Spanish Prime Minister Pedro Sanchez on Monday called a snap election for July 23, a day after his left-wing coalition government suffered heavy losses in regional ballots.
Sanchez had said on numerous occasions that he wanted to see out a full term in office and that elections would take place in December, near the end of his rotating presidency of the European Union, which begins on July 1.
It is highly unusual for a Spanish government to call a snap ballot after a poor performance in a regional vote, and his thinking behind bringing forward the national election was unclear.
“Although yesterday’s elections had a local and regional scope, the meaning of the vote conveys a message that goes beyond that,” Sanchez said in a televised speech. “I believe it is necessary to respond and submit our democratic mandate to the will of the people.”

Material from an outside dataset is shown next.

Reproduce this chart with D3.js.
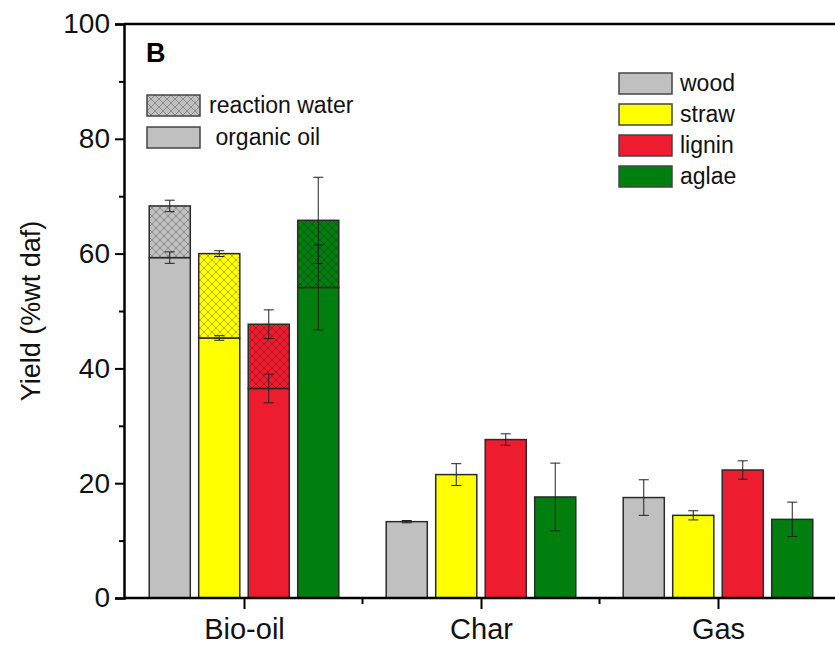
<!DOCTYPE html>
<html>
<head>
<meta charset="utf-8">
<script src="https://cdn.jsdelivr.net/npm/d3@7"></script>
<style>
body { margin: 0; background: #fff; }
text { font-family: "Liberation Sans", Arial, sans-serif; }
</style>
</head>
<body>
<script>
// data
var categories = ["Bio-oil", "Char", "Gas"];
var feeds = ["wood", "straw", "lignin", "aglae"];
var colors = ["#c0c0c0", "#ffff00", "#ed1c2e", "#007f0e"];
var organicOil = [59.3, 45.3, 36.5, 54.1];
var organicErr = [1.0, 0.4, 2.5, 7.4];
var bioOilTotal = [68.3, 60.0, 47.7, 65.8];
var bioOilErr = [1.0, 0.5, 2.5, 7.5];
var charYield = [13.3, 21.5, 27.6, 17.6];
var charErr = [0.2, 1.9, 1.0, 5.9];
var gasYield = [17.5, 14.4, 22.3, 13.7];
var gasErr = [3.1, 0.8, 1.6, 3.0];
var yTicks = [0, 20, 40, 60, 80, 100];

var W = 835, H = 648;
var plotLeft = 124, plotTop = 24, plotBottom = 598;   // "top" is taken by window.top

var svg = d3.select("body").append("svg")
    .attr("width", W)
    .attr("height", H);

var y = d3.scaleLinear().domain([0, 100]).range([plotBottom, plotTop]);
var x = d3.scalePoint().domain(categories).range([244, 718]);
var xs = d3.scaleBand().domain(feeds).range([-99, 99]).paddingInner(0.17).paddingOuter(0.085);
var color = d3.scaleOrdinal().domain(feeds).range(colors);

// crosshatch patterns
var defs = svg.append("defs");
feeds.forEach(function(f) {
    var p = defs.append("pattern")
        .attr("id", "hatch-" + f)
        .attr("patternUnits", "userSpaceOnUse")
        .attr("width", 8).attr("height", 8);
    p.append("rect").attr("width", 8).attr("height", 8).attr("fill", color(f));
    p.append("path").attr("d", "M0,0L8,8M8,0L0,8")
        .attr("stroke", "rgba(0,0,0,0.4)").attr("stroke-width", 0.7);
});

// flat list of bars
var bars = [];
feeds.forEach(function(f, i) {
    bars.push({cat: "Bio-oil", feed: f, y0: 0, y1: organicOil[i], fill: color(f), err: organicErr[i]});
    bars.push({cat: "Bio-oil", feed: f, y0: organicOil[i], y1: bioOilTotal[i], fill: "url(#hatch-" + f + ")", err: bioOilErr[i]});
    bars.push({cat: "Char", feed: f, y0: 0, y1: charYield[i], fill: color(f), err: charErr[i]});
    bars.push({cat: "Gas", feed: f, y0: 0, y1: gasYield[i], fill: color(f), err: gasErr[i]});
});

svg.selectAll("rect.bar")
    .data(bars)
    .enter()
    .append("rect")
    .attr("class", "bar")
    .attr("x", function(d) { return x(d.cat) + xs(d.feed); })
    .attr("y", function(d) { return y(d.y1); })
    .attr("width", xs.bandwidth())
    .attr("height", function(d) { return y(d.y0) - y(d.y1); })
    .attr("fill", function(d) { return d.fill; })
    .attr("stroke", "#2a2a2a")
    .attr("stroke-width", 1.5);

// error bars
var eb = svg.selectAll("g.err")
    .data(bars)
    .enter()
    .append("g")
    .attr("class", "err")
    .attr("transform", function(d) { return "translate(" + (x(d.cat) + xs(d.feed) + xs.bandwidth() / 2) + ",0)"; })
    .attr("stroke", "#222")
    .attr("stroke-width", 1);
eb.append("line")
    .attr("y1", function(d) { return y(d.y1 + d.err); })
    .attr("y2", function(d) { return y(d.y1 - d.err); });
eb.append("line").attr("x1", -5).attr("x2", 5)
    .attr("y1", function(d) { return y(d.y1 + d.err); })
    .attr("y2", function(d) { return y(d.y1 + d.err); });
eb.append("line").attr("x1", -5).attr("x2", 5)
    .attr("y1", function(d) { return y(d.y1 - d.err); })
    .attr("y2", function(d) { return y(d.y1 - d.err); });

// y axis
var yAxis = svg.append("g").attr("transform", "translate(" + plotLeft + ",0)")
    .call(d3.axisLeft(y).tickValues(yTicks).tickSize(9).tickPadding(5));
svg.append("g").attr("transform", "translate(" + plotLeft + ",0)")
    .call(d3.axisLeft(y).tickValues([10, 30, 50, 70, 90]).tickSize(5).tickFormat(""))
    .select(".domain").remove();
yAxis.selectAll("text").style("font-size", "28px").attr("fill", "#111");

// x axis
var xAxis = svg.append("g").attr("transform", "translate(0," + plotBottom + ")")
    .call(d3.axisBottom(x).tickSize(11).tickPadding(9));
xAxis.select(".domain").attr("d", "M" + plotLeft + ",0H" + W);
xAxis.selectAll("text").style("font-size", "29px").attr("fill", "#111");
var mids = [];
for (var i = 0; i < categories.length - 1; i++) mids.push((x(categories[i]) + x(categories[i + 1])) / 2);
svg.append("g").selectAll("line").data(mids).enter().append("line")
    .attr("x1", function(d) { return d; }).attr("x2", function(d) { return d; })
    .attr("y1", plotBottom).attr("y2", plotBottom + 6)
    .attr("stroke", "#000").attr("stroke-width", 2);

svg.selectAll(".domain").attr("stroke-width", 2.5);
svg.selectAll(".tick line").attr("stroke-width", 2);

// top frame line
svg.append("line").attr("x1", plotLeft).attr("x2", W)
    .attr("y1", y(100)).attr("y2", y(100))
    .attr("stroke", "#000").attr("stroke-width", 2.5);

// y title
svg.append("text")
    .attr("transform", "translate(40," + ((plotTop + plotBottom) / 2) + ") rotate(-90)")
    .attr("text-anchor", "middle")
    .style("font-size", "27px")
    .attr("fill", "#111")
    .text("Yield (%wt daf)");

// panel letter
svg.append("text").attr("x", 146).attr("y", 62)
    .style("font-size", "27px").style("font-weight", "bold")
    .text("B");

// left legend
var leg1 = [{label: "reaction water", fill: "url(#hatch-wood)"}, {label: " organic oil", fill: color("wood")}];
var l1 = svg.selectAll("g.leg1").data(leg1).enter().append("g")
    .attr("class", "leg1")
    .attr("transform", function(d, i) { return "translate(147," + (95 + i * 32) + ")"; });
l1.append("rect").attr("width", 53).attr("height", 21)
    .attr("fill", function(d) { return d.fill; })
    .attr("stroke", "#444").attr("stroke-width", 1.5);
l1.append("text").attr("x", 62).attr("y", 18)
    .style("font-size", "23px").attr("fill", "#111")
    .style("white-space", "pre").attr("xml:space", "preserve")
    .text(function(d) { return d.label; });

// right legend
var l2 = svg.selectAll("g.leg2").data(feeds).enter().append("g")
    .attr("class", "leg2")
    .attr("transform", function(d, i) { return "translate(619," + (73 + i * 31) + ")"; });
l2.append("rect").attr("width", 53).attr("height", 21)
    .attr("fill", function(d) { return color(d); })
    .attr("stroke", "#444").attr("stroke-width", 1.5);
l2.append("text").attr("x", 61).attr("y", 18)
    .style("font-size", "23px").attr("fill", "#111")
    .text(function(d) { return d; });
</script>
</body>
</html>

Sanchez’s Socialists (PSOE) and their far-left junior ally Podemos both lost groundon Sunday, while the mainstream conservative People’s Party (PP) and far-right party Vox performed better than expected.
The results indicate that the PP and the anti-immigrant and anti-separatist Vox could unseat Sanchez and his Socialist Workers’ Party (PSOE) if they replicated that performance at national parliamentary level.
On Sunday, the PP potentially took as many as eight regional governments from the Socialists, depending on how successful the opposition party is in negotiating alliances with Vox.
‘HERE TO STAY’
Vox leader Santiago Abascal said the party was “here to stay.”
It was “here to be decisive in the construction of the alternative Spain needs,” he said in a speech early on Monday, adding he had not yet spoken to PP leader Alberto Nunez Feijoo.
The Socialists’ main setbacks came in the Valencia, Aragon and Balearic Island regions, as well as in one of their most important fiefdoms, the southwestern region of Extremadura.
In the populous Madrid region, PP’s local leader Isabel Diaz Ayuso won a majority.
In big cities Valencia and Seville, where mayors were also elected, the count turned in favor of the PP, which also won an absolute majority in urban Madrid.
Barcelona was an outlier among big cities, with a pro-independence party winning, though by such a narrow margin that it will need an agreement with the Socialists to unseat the current mayor, far-left Ada Colau.
Podemos lost ground all over Spain, further weakening Sanchez’s position.
Sunday’s votes in 12 of Spain’s 17 regions showed a return to two-party dominance by the PSOE and PP after a decade of greater involvement by smaller parties such as Podemos and centrist Ciudadanos.
Vox was formed in 2013 and came third in the last national election.